Of course the cache entry is still populated:

In [13]:
# !head ../.dvc/cache/a3/5759d77c0a3dadb4d4253ff87ec430

This experiment proves that DVC can target files not under its control which are symlinks.

Recall that the cache is where DVC stores the copy of the dataset which it is in control of. Cache entries are files of the `./cache/TWO/MANY` format, where `TWO` is the first two digits of a content hash and `MANY` is the remainder. Files are copied (moved? the docs say "moved" and I should verify what the behavior here is exactly) into this directory at `dvc add` time. DVC then creates a `.gitignore` file in the target file's directory, placing the dataset out of `git` version control.

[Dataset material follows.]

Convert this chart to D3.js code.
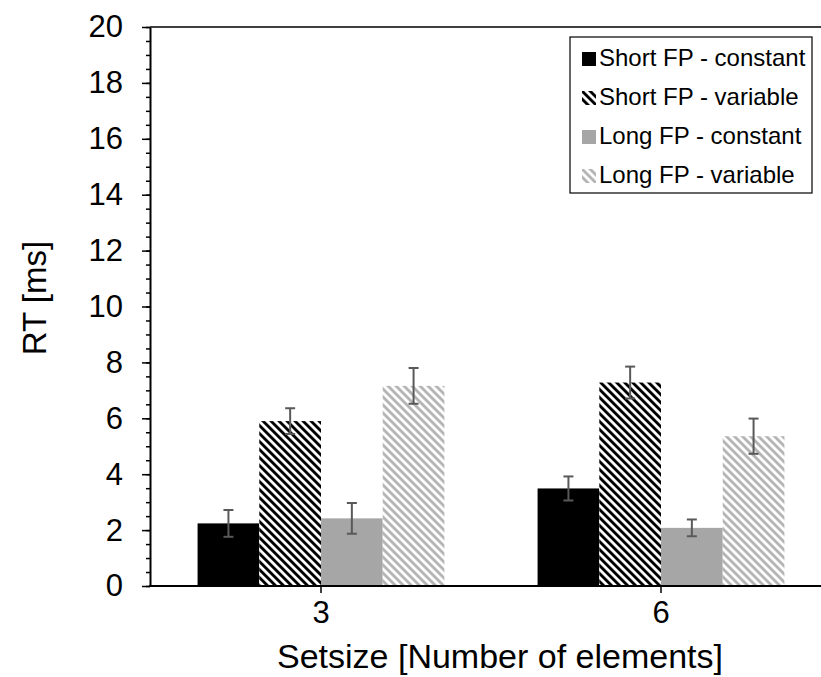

From now on DVC command targeting the original path for the dataset will transparently go to the cache copy of the data instead. The original data file will appear not appear in the Git repository.

This seems...kind of useless, honestly? It doesn't help me in any way because other users don't have access to my local filesystem, obviously.

The more interesting part of DVC is the through-remote. DVC has remote setup, push, and pull semantics targetting object storage.

I configured `s3://spell-share/aleksey/dvc-exploration` as my default remote via `dvc remote add`. I then used `dvc push` to send the files.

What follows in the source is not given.